▸ Work to be completed
Print the listing from its top line through the line containing "XAxis, YAxis, ReferenceArea", nothing more, and leave out the pictures.

▸ Collected data
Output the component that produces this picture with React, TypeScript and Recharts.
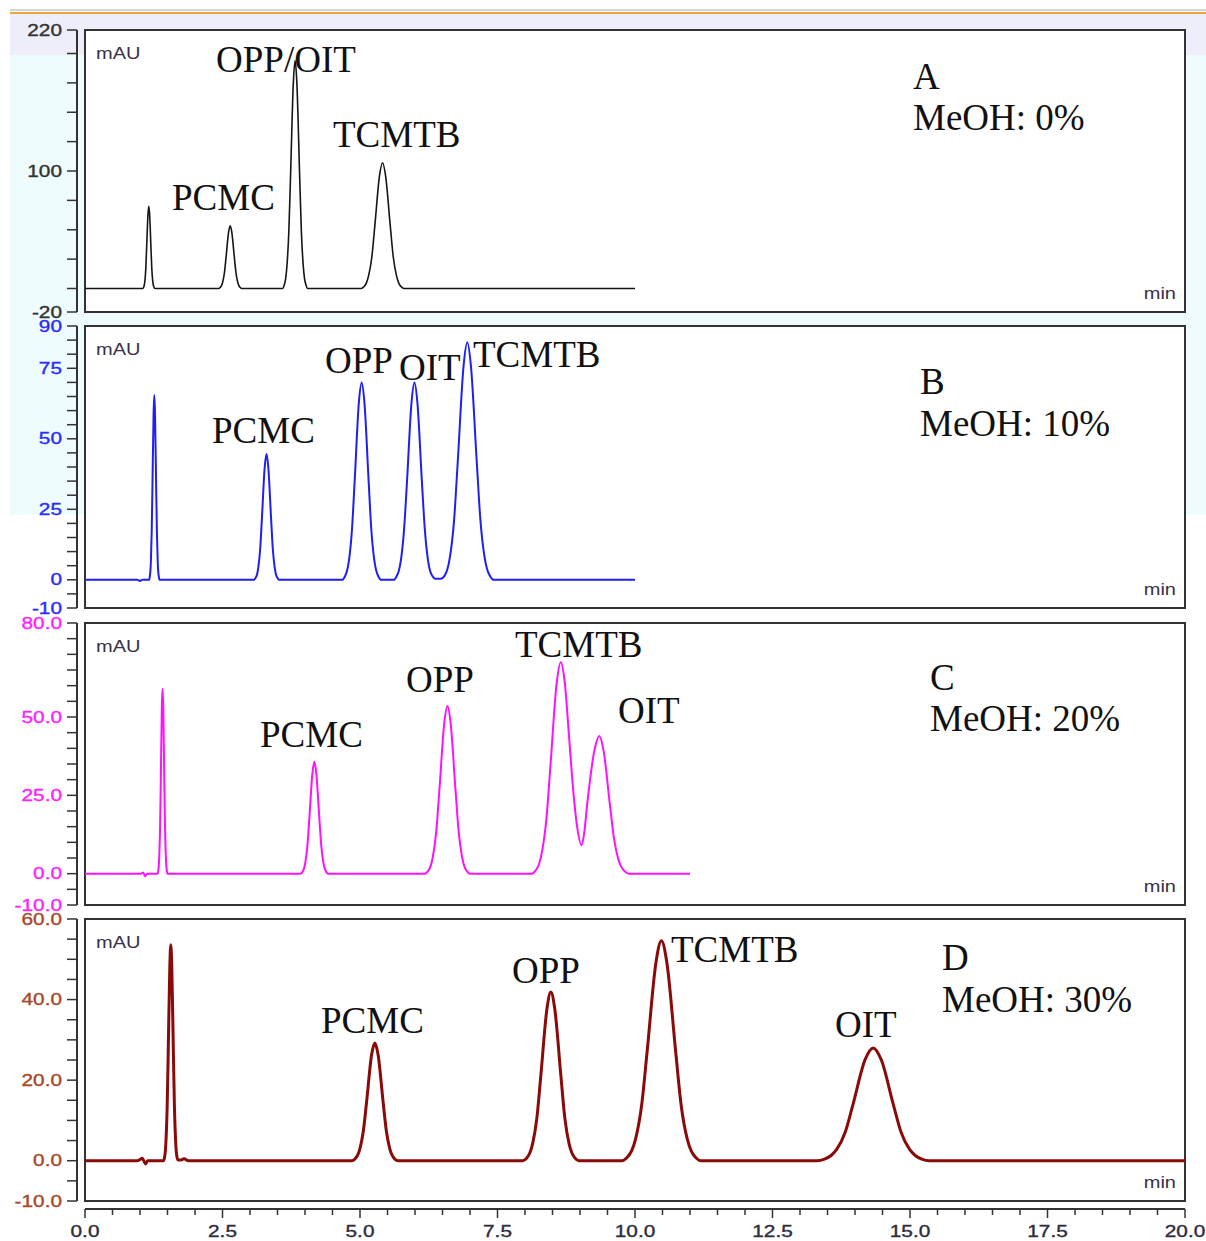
import React from "react";
import { LineChart, Line, XAxis, YAxis, ReferenceArea } from "recharts";

// retention time (min), absorbance (mAU)
const traceA = [
  [0, 0],
  [1.052, 0], [1.066, 1.1], [1.079, 3.2], [1.09, 7], [1.106, 17.5], [1.121, 35], [1.145, 63], [1.16, 70], [1.175, 63], [1.199, 35], [1.214, 17.5], [1.23, 7], [1.241, 3.2], [1.254, 1.1], [1.268, 0],
  [2.43, 0], [2.458, 0.8], [2.482, 2.4], [2.503, 5.3], [2.535, 13.4], [2.565, 26.7], [2.611, 48], [2.64, 53.4], [2.669, 48], [2.715, 26.7], [2.745, 13.4], [2.777, 5.3], [2.798, 2.4], [2.822, 0.8], [2.85, 0],
  [3.592, 0], [3.622, 2.9], [3.649, 8.7], [3.672, 19.4], [3.706, 48.5], [3.738, 97], [3.788, 175], [3.82, 194], [3.852, 175], [3.902, 97], [3.934, 48.5], [3.968, 19.4], [3.991, 8.7], [4.018, 2.9], [4.048, 0],
  [5.02, 0], [5.072, 1.6], [5.117, 4.8], [5.156, 10.7], [5.215, 26.8], [5.27, 53.5], [5.355, 96], [5.41, 107], [5.465, 96], [5.55, 53.5], [5.605, 26.8], [5.664, 10.7], [5.703, 4.8], [5.748, 1.6], [5.8, 0],
  [10, 0],
];

const traceB = [
  [0, 0], [0.95, 0], [1.0, -0.4], [1.04, 0],
  [1.164, 0], [1.177, 1], [1.188, 2.9], [1.198, 6.6], [1.212, 16.4], [1.226, 32.8], [1.247, 59], [1.26, 65.5], [1.273, 59], [1.294, 32.8], [1.308, 16.4], [1.322, 6.6], [1.332, 2.9], [1.343, 1], [1.356, 0],
  [3.072, 0], [3.102, 0.7], [3.129, 2], [3.152, 4.5], [3.186, 11.2], [3.218, 22.3], [3.268, 40.1], [3.3, 44.6], [3.332, 40.1], [3.382, 22.3], [3.414, 11.2], [3.448, 4.5], [3.471, 2], [3.498, 0.7], [3.528, 0],
  [4.676, 0], [4.723, 1.1], [4.764, 3.2], [4.8, 7], [4.853, 17.5], [4.903, 35], [4.98, 63], [5.03, 70], [5.08, 63], [5.157, 35], [5.207, 17.5], [5.26, 7], [5.296, 3.2], [5.337, 1.1], [5.384, 0],
  [5.612, 0], [5.662, 1.1], [5.706, 3.2], [5.744, 7], [5.8, 17.5], [5.855, 35], [5.937, 63], [5.99, 70], [6.043, 63], [6.125, 35], [6.18, 17.5], [6.236, 7], [6.274, 3.2], [6.318, 1.3], [6.368, 0.4],
  [6.47, 0.4], [6.534, 1.3], [6.59, 3.8], [6.638, 8.4], [6.71, 21], [6.778, 42.1], [6.883, 75.8], [6.95, 84.2], [7.017, 75.8], [7.122, 42.1], [7.19, 21], [7.262, 8.4], [7.31, 3.8], [7.366, 1.3], [7.43, 0],
  [10, 0],
];

const traceC = [
  [0, 0], [1.02, 0], [1.06, 0.4], [1.09, -0.8], [1.13, 0],
  [1.32, 0], [1.332, 0.9], [1.342, 2.7], [1.351, 5.9], [1.365, 14.8], [1.378, 29.5], [1.397, 53.1], [1.41, 59], [1.423, 53.1], [1.442, 29.5], [1.455, 14.8], [1.469, 5.9], [1.478, 2.7], [1.488, 0.9], [1.5, 0],
  [3.918, 0], [3.952, 0.5], [3.981, 1.6], [4.006, 3.6], [4.044, 8.9], [4.08, 17.9], [4.135, 32.1], [4.17, 35.7], [4.205, 32.1], [4.26, 17.9], [4.296, 8.9], [4.334, 3.6], [4.359, 1.6], [4.388, 0.5], [4.422, 0],
  [6.182, 0], [6.236, 0.8], [6.284, 2.4], [6.325, 5.4], [6.386, 13.4], [6.444, 26.8], [6.533, 48.2], [6.59, 53.5], [6.647, 48.2], [6.736, 26.8], [6.794, 13.4], [6.855, 5.4], [6.896, 2.4], [6.944, 0.8], [6.998, 0],
  [8.122, 0], [8.192, 1], [8.254, 3], [8.307, 6.8], [8.386, 16.9], [8.46, 33.8], [8.576, 60.8], [8.65, 67.5], [8.724, 60.8], [8.8, 44], [8.86, 30], [8.94, 16], [9.03, 9.1],
  [9.08, 13.5], [9.13, 22], [9.27, 40], [9.35, 43.9], [9.426, 39.5], [9.544, 22], [9.62, 11], [9.7, 4.4], [9.755, 2], [9.818, 0.7], [9.89, 0],
  [11, 0],
];

const traceD = [
  [0, 0], [0.95, 0], [1.0, 0.3], [1.04, 0.6], [1.08, -0.3], [1.1, -0.8], [1.14, 0],
  [1.428, 0], [1.446, 0.8], [1.461, 2.4], [1.474, 5.4], [1.494, 13.4], [1.513, 26.8], [1.542, 48.2], [1.56, 53.6], [1.578, 48.2], [1.607, 26.8], [1.626, 13.4], [1.646, 5.4], [1.659, 2.4], [1.674, 0.8], [1.692, 0.2], [1.75, 0.2], [1.8, 0.5], [1.88, 0],
  [4.85, 0], [4.906, 0.4], [4.955, 1.3], [4.997, 2.9], [5.06, 7.3], [5.12, 14.6], [5.211, 26.3], [5.27, 29.2], [5.329, 26.3], [5.42, 14.6], [5.48, 7.3], [5.543, 2.9], [5.585, 1.3], [5.634, 0.4], [5.69, 0],
  [7.96, 0], [8.028, 0.6], [8.087, 1.9], [8.138, 4.2], [8.215, 10.5], [8.287, 21], [8.399, 37.7], [8.47, 41.9], [8.541, 37.7], [8.653, 21], [8.725, 10.5], [8.802, 4.2], [8.853, 1.9], [8.912, 0.6], [8.98, 0],
  [9.76, 0], [9.856, 0.8], [9.94, 2.5], [10.012, 5.5], [10.12, 13.7], [10.222, 27.3], [10.38, 49.1], [10.48, 54.6], [10.58, 49.1], [10.738, 27.3], [10.84, 13.7], [10.948, 5.5], [11.02, 2.5], [11.104, 0.8], [11.2, 0],
  [13.31, 0], [13.446, 0.4], [13.565, 1.3], [13.667, 2.8], [13.82, 7], [13.964, 14], [14.187, 25.2], [14.33, 28], [14.473, 25.2], [14.696, 14], [14.84, 7], [14.993, 2.8], [15.095, 1.3], [15.214, 0.4], [15.35, 0],
  [20, 0],
];

const ticksA = [-20, 0, 25, 50, 75, 100, 125, 150, 175, 200, 220];
const labelsA = [220, 100, -20];
const ticksB = [-10, -5, 0, 5, 10, 15, 20, 25, 30, 35, 40, 45, 50, 55, 60, 65, 70, 75, 80, 85, 90];
const labelsB = [90, 75, 50, 25, 0, -10];
const ticksC = [-10, -5, 0, 5, 10, 15, 20, 25, 30, 35, 40, 45, 50, 55, 60, 65, 70, 75, 80];
const labelsC = [80, 50, 25, 0, -10];
const ticksD = [-10, -5, 0, 5, 10, 15, 20, 25, 30, 35, 40, 45, 50, 55, 60];
const labelsD = [60, 40, 20, 0, -10];

const xTicks = [0, 0.5, 1, 1.5, 2, 2.5, 3, 3.5, 4, 4.5, 5, 5.5, 6, 6.5, 7, 7.5, 8, 8.5, 9, 9.5, 10,
  10.5, 11, 11.5, 12, 12.5, 13, 13.5, 14, 14.5, 15, 15.5, 16, 16.5, 17, 17.5, 18, 18.5, 19, 19.5, 20];
const xLabels = [0, 2.5, 5, 7.5, 10, 12.5, 15, 17.5, 20];

const peakNames = ["PCMC", "OPP", "OIT", "TCMTB", "OPP/OIT"];
const methanol = ["0%", "10%", "20%", "30%"];

const W = 1206;
const LEFT = 85;
const RIGHT = 1185;
const PH = 282;
const uiFont = "'Liberation Sans', Arial, sans-serif";
const serif = "'Liberation Serif', 'Times New Roman', serif";

const toRows = (arr: number[][]) => arr.map(([t, v]) => ({ t, v }));

function YTick(props: any) {
  const { x, y, payload, labels, fixed, color } = props;
  const v = payload.value;
  const show = labels.includes(v);
  return (
    <g>
      <line x1={x - 18} x2={x - 8} y1={y} y2={y} stroke="#333" strokeWidth={1.5} />
      {show && (
        <text transform={`translate(${x - 23},${y + 5.5}) scale(1.3,1)`} textAnchor="end" fontSize={16} fontFamily={uiFont}
          fill={color} stroke={color} strokeWidth={0.35}>
          {fixed ? v.toFixed(1) : String(v)}
        </text>
      )}
    </g>
  );
}

function XTick(props: any) {
  const { x, y, payload } = props;
  const v = payload.value;
  const major = xLabels.includes(v);
  return (
    <g>
      <line x1={x} x2={x} y1={y + 8} y2={y + (major ? 17 : 14)} stroke="#333" strokeWidth={1.5} />
      {major && (
        <text transform={`translate(${x},${y + 36}) scale(1.3,1)`} textAnchor="middle" fontSize={16} fontFamily={uiFont}
          fill="#2d2d3d" stroke="#2d2d3d" strokeWidth={0.35}>
          {v.toFixed(1)}
        </text>
      )}
    </g>
  );
}

function Panel(p: any) {
  const h = p.showX ? 10 + PH + 40 : PH + 20;
  return (
    <div style={{ position: "absolute", left: 0, top: p.top - 10 }}>
      <LineChart width={W} height={h} data={toRows(p.trace)} margin={{ top: 10, right: W - RIGHT, bottom: p.showX ? 0 : 10, left: 0 }}>
        <XAxis dataKey="t" type="number" domain={[0, 20]} ticks={xTicks} interval={0} hide={!p.showX} height={40}
          axisLine={false} tickLine={false} tickSize={0} tickMargin={0} tick={<XTick />} />
        <YAxis type="number" domain={p.domain} ticks={p.ticks} interval={0} width={LEFT} allowDataOverflow
          axisLine={false} tickLine={false} tickSize={0} tickMargin={0}
          tick={<YTick labels={p.labels} fixed={p.fixed} color={p.labelColor} />} />
        <ReferenceArea x1={0} x2={20} y1={p.domain[0]} y2={p.domain[1]} fill="#ffffff" fillOpacity={1} stroke="#333" strokeWidth={2} ifOverflow="visible" />
        <Line dataKey="v" type="monotone" stroke={p.color} strokeWidth={p.width} dot={false} activeDot={false} isAnimationActive={false} />
      </LineChart>
    </div>
  );
}

const panels = [
  { top: 30, trace: traceA, domain: [-20, 220], ticks: ticksA, labels: labelsA, fixed: false, color: "#151515", width: 1.6, labelColor: "#333" },
  { top: 326, trace: traceB, domain: [-10, 90], ticks: ticksB, labels: labelsB, fixed: false, color: "#1f1ff5", width: 2, labelColor: "#2b2bff" },
  { top: 623, trace: traceC, domain: [-10, 80], ticks: ticksC, labels: labelsC, fixed: true, color: "#ff10ff", width: 2, labelColor: "#ff22ff" },
  { top: 919, trace: traceD, domain: [-10, 60], ticks: ticksD, labels: labelsD, fixed: true, color: "#8a0a0a", width: 3, labelColor: "#a8482a" },
];

// annotation layout: [text, left x, baseline y]
const notes: [string, number, number][] = [
  [peakNames[4], 216, 72], [peakNames[0], 172, 210], [peakNames[3], 333, 147], ["A", 913, 89], ["MeOH: " + methanol[0], 913, 130],
  [peakNames[0], 212, 443], [peakNames[1], 325, 373], [peakNames[2], 399, 380], [peakNames[3], 473, 367], ["B", 920, 394], ["MeOH: " + methanol[1], 920, 436],
  [peakNames[0], 260, 747], [peakNames[1], 406, 692], [peakNames[3], 515, 657], [peakNames[2], 618, 723], ["C", 930, 690], ["MeOH: " + methanol[2], 930, 731],
  [peakNames[0], 321, 1033], [peakNames[1], 512, 983], [peakNames[3], 671, 962], [peakNames[2], 835, 1037], ["D", 942, 970], ["MeOH: " + methanol[3], 942, 1012],
];

export default function App() {
  return (
    <div style={{ position: "absolute", left: 0, top: 0, width: W, height: 1241, background: "#fff", overflow: "hidden" }}>
      <div style={{ position: "absolute", left: 10, top: 9, width: W - 10, height: 2, background: "#d4d4d4" }} />
      <div style={{ position: "absolute", left: 10, top: 12, width: W - 10, height: 2, background: "#f0a43c" }} />
      <div style={{ position: "absolute", left: 10, top: 14, width: W - 10, height: 41, background: "#eeedfa" }} />
      <div style={{ position: "absolute", left: 10, top: 55, width: W - 10, height: 460, background: "#eefcfd" }} />

      {panels.map((p, i) => (
        <Panel key={i} {...p} showX={i === 3} />
      ))}

      {panels.map((p, i) => (
        <div key={"ax" + i} style={{ position: "absolute", left: 76, top: p.top, width: 2, height: PH, background: "#333" }} />
      ))}
      <div style={{ position: "absolute", left: LEFT, top: 1208, width: RIGHT - LEFT, height: 2, background: "#333" }} />

      <svg width={W} height={1241} style={{ position: "absolute", left: 0, top: 0, pointerEvents: "none" }}>
        {panels.map((p, i) => (
          <g key={"u" + i}>
            <text transform={`translate(96,${p.top + 29}) scale(1.25,1)`} fontSize={16} fontFamily={uiFont} fill="#3a2f45">mAU</text>
            <text transform={`translate(1176,${p.top + PH - 13}) scale(1.25,1)`} textAnchor="end" fontSize={16} fontFamily={uiFont} fill="#3a2f45">min</text>
          </g>
        ))}
        {notes.map(([s, x, y], i) => (
          <text key={"n" + i} x={x} y={y} fontSize={37} fontFamily={serif} fill="#111">{s}</text>
        ))}
      </svg>
    </div>
  );
}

▸ Answer for the task
Output the component that produces this picture with React, TypeScript and Recharts.
import React from "react";
import { LineChart, Line, XAxis, YAxis, ReferenceArea } from "recharts";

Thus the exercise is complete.